Before the war and up to 1940 I had only my sister and Don Welch to play with, Don, an only child, who lived next door and was a couple of years younger than me and not really allowed to come out very often and was not much fun anyway, in fact we did not get on that well at that time, I remember chopping up worms and throwing them at him every time he ventured within range sending him back indoors, crying, so I played mainly on my own or with Pat and very occasionally with Rod, but when Pat went to school I spent most of the time on my own during the day. The reason for this was there no other boys of my age living anywhere near, apart from Don, Pat also suffered the same problem with the lack of girls of her age in fact for her it was worse. Rod fared better as there more lads of his age living near and as he was older was able to range further afield for his friends he also made friends very easily, although I did play with him occasionally I was not particularly welcomed to join in with him and his mates as our age difference was too great.
As a result of the intense night bombing of Southampton many families were made homeless particularly in Northam and Woolston and the areas near the docks and the River Itchen, these were the slum areas of the city, where the majority of these displaced families were evacuated to I do not know but I do remember that several families were housed in the Scout Hut which was then in Valley Road, I remember passing the hut one day on my way to school, the door was open and I could see quite a large number of children and adults inside and one small child was in the doorway, she was dressed in a very patched and worn dress and her face, legs and arms were grey with dirt, not new dirt, the smell coming from the building was also very unpleasant with adults being equally dirty.

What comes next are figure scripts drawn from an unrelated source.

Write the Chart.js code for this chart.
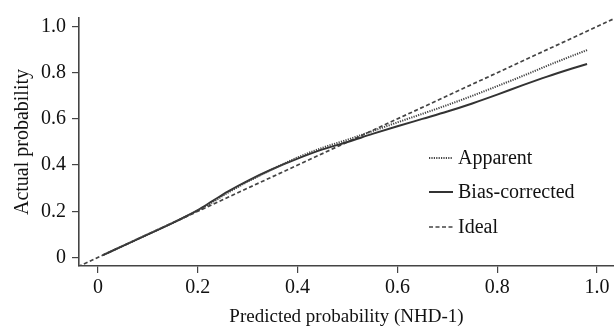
<!DOCTYPE html>
<html>
<head>
<meta charset="utf-8">
<script src="https://cdn.jsdelivr.net/npm/chart.js@4.4.1/dist/chart.umd.min.js"></script>
<style>
  html, body { margin: 0; padding: 0; background: #fff; }
  #wrap { width: 614px; height: 331px; position: relative; }
</style>
</head>
<body>
<div id="wrap"><canvas id="chart-calib"></canvas></div>
<script>
// predicted probability grid for the calibration curves
const predX = [0.01, 0.05, 0.10, 0.15, 0.20, 0.23, 0.26, 0.30, 0.35, 0.40, 0.45, 0.50, 0.55, 0.60, 0.65, 0.70, 0.75, 0.80, 0.85, 0.90, 0.95, 0.98];
const apparentY = [0.01, 0.05, 0.10, 0.15, 0.203, 0.240, 0.280, 0.328, 0.383, 0.433, 0.475, 0.510, 0.547, 0.585, 0.622, 0.660, 0.700, 0.742, 0.785, 0.830, 0.873, 0.898];
const biasY = [0.01, 0.05, 0.10, 0.15, 0.205, 0.245, 0.285, 0.332, 0.383, 0.428, 0.468, 0.500, 0.535, 0.568, 0.600, 0.632, 0.667, 0.705, 0.745, 0.783, 0.818, 0.838];
const idealX = [-0.04, 1.04];
const idealY = [-0.04, 1.04];
const tickVals = [0, 0.2, 0.4, 0.6, 0.8, 1.0];
const tickLabels = ['0', '0.2', '0.4', '0.6', '0.8', '1.0'];
const seriesNames = ['Apparent', 'Bias-corrected', 'Ideal'];

const FONT = 'Liberation Serif';

function toPoints(xs, ys) {
    return xs.map((x, i) => ({ x: x, y: ys[i] }));
}

// legend drawn inside the plot, like the original figure
const innerLegend = {
    id: 'innerLegend',
    afterDraw(chart) {
        const ctx = chart.ctx;
        const rows = [158, 192, 227];
        ctx.save();
        chart.data.datasets.forEach((ds, i) => {
            const y = rows[i];
            ctx.strokeStyle = ds.borderColor;
            ctx.lineWidth = ds.borderWidth;
            ctx.setLineDash(ds.borderDash || []);
            ctx.beginPath();
            ctx.moveTo(429, y);
            ctx.lineTo(453, y);
            ctx.stroke();
            ctx.setLineDash([]);
            ctx.fillStyle = '#111';
            ctx.font = '20px "' + FONT + '"';
            ctx.textBaseline = 'middle';
            ctx.textAlign = 'left';
            ctx.fillText(seriesNames[i], 458, y + 1);
        });
        ctx.restore();
    }
};

const axisColor = '#444';

new Chart(document.getElementById('chart-calib'), {
    type: 'line',
    data: {
        datasets: [{
            label: seriesNames[0],
            data: toPoints(predX, apparentY),
            borderColor: '#444',
            borderWidth: 2,
            borderDash: [1.2, 1.2],
            pointRadius: 0,
            cubicInterpolationMode: 'monotone'
        }, {
            label: seriesNames[1],
            data: toPoints(predX, biasY),
            borderColor: '#333',
            borderWidth: 2,
            pointRadius: 0,
            cubicInterpolationMode: 'monotone'
        }, {
            label: seriesNames[2],
            data: toPoints(idealX, idealY),
            borderColor: '#444',
            borderWidth: 1.7,
            borderDash: [4, 2.5],
            pointRadius: 0
        }]
    },
    options: {
        responsive: true,
        maintainAspectRatio: false,
        animation: false,
        layout: { padding: { top: 12, left: 0, right: 0, bottom: 0 } },
        plugins: {
            legend: { display: false },
            tooltip: { enabled: false }
        },
        scales: {
            x: {
                type: 'linear',
                min: -0.038,
                max: 1.034,
                afterBuildTicks: (s) => { s.ticks = tickVals.map(v => ({ value: v })); },
                afterFit: (s) => { s.height = 65; },
                grid: { drawOnChartArea: false, drawTicks: true, tickLength: 7, color: axisColor, lineWidth: 1.2 },
                border: { display: true, color: axisColor, width: 1.6 },
                ticks: {
                    color: '#111',
                    padding: 3,
                    maxRotation: 0,
                    font: { family: FONT, size: 20 },
                    callback: (v) => tickLabels[tickVals.indexOf(v)]
                },
                title: {
                    display: true,
                    text: 'Predicted probability (NHD-1)',
                    color: '#111',
                    font: { family: FONT, size: 19 },
                    padding: { top: 0, bottom: 3 }
                }
            },
            y: {
                type: 'linear',
                min: -0.037,
                max: 1.037,
                afterBuildTicks: (s) => { s.ticks = tickVals.map(v => ({ value: v })); },
                afterFit: (s) => { s.width = 79; },
                grid: { drawOnChartArea: false, drawTicks: true, tickLength: 7, color: axisColor, lineWidth: 1.2 },
                border: { display: true, color: axisColor, width: 1.6 },
                ticks: {
                    color: '#111',
                    padding: 6,
                    font: { family: FONT, size: 20 },
                    callback: (v) => tickLabels[tickVals.indexOf(v)]
                },
                title: {
                    display: true,
                    text: 'Actual probability',
                    color: '#111',
                    font: { family: FONT, size: 20 },
                    padding: { top: 11, bottom: 0 }
                }
            }
        }
    },
    plugins: [innerLegend]
});
</script>
</body>
</html>
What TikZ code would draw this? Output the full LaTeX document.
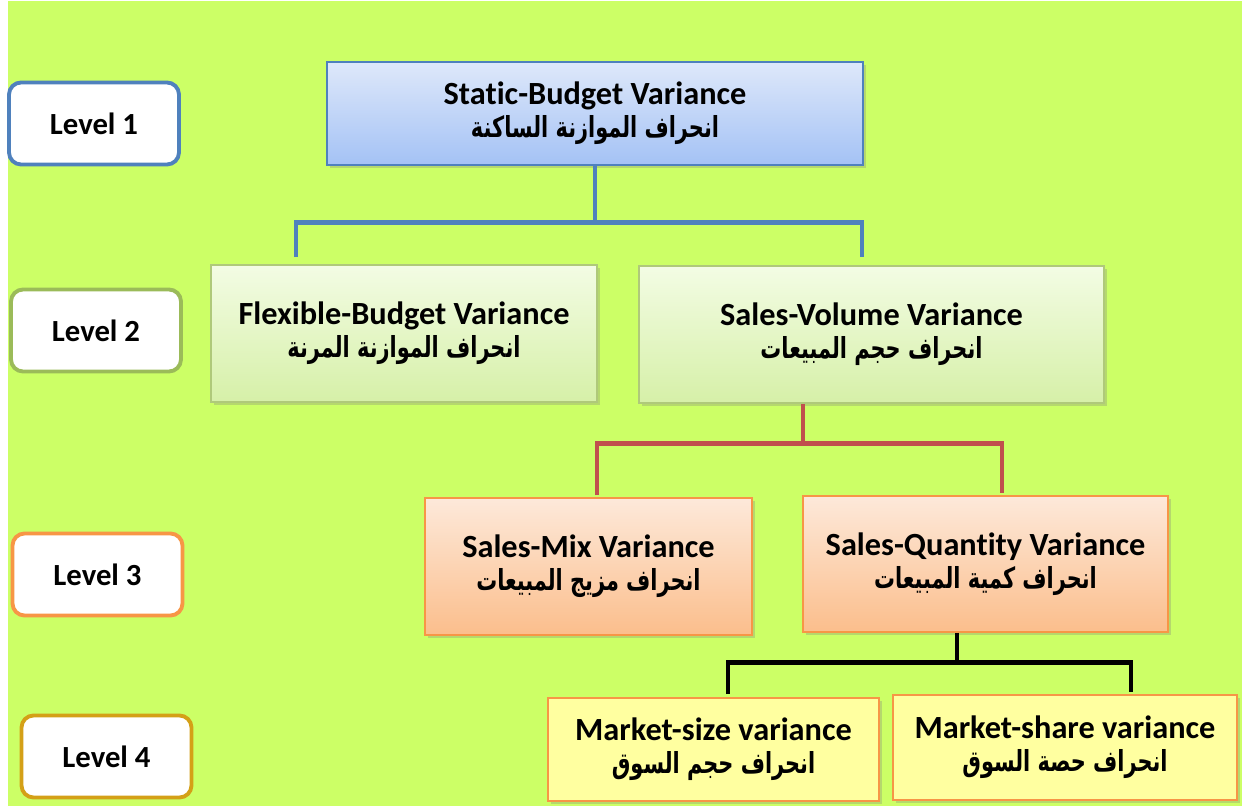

Apart from those being displaced there were a great many who decided to escape from the town who were not necessarily directly in line of the attacks but not taking any chances and for safety sake decided to find refuge further away from the towns centre, to this end we had an ‘old’ Mrs Cooper and her black Scottie dog take over Mums bedroom, I don’t remember how long she stayed with us but I very much remember her dog which bit me, quite severely, on my hand at our very first meeting which resulted in me being very untrusting of the breed ever since. Mum slept downstairs in the front room, but I don’t know how or on what she slept as there was no bed in the room nor even a spare mattress as far as I remember, this must have been even more uncomfortable at weekends when dad was home but I really don’t know what happened.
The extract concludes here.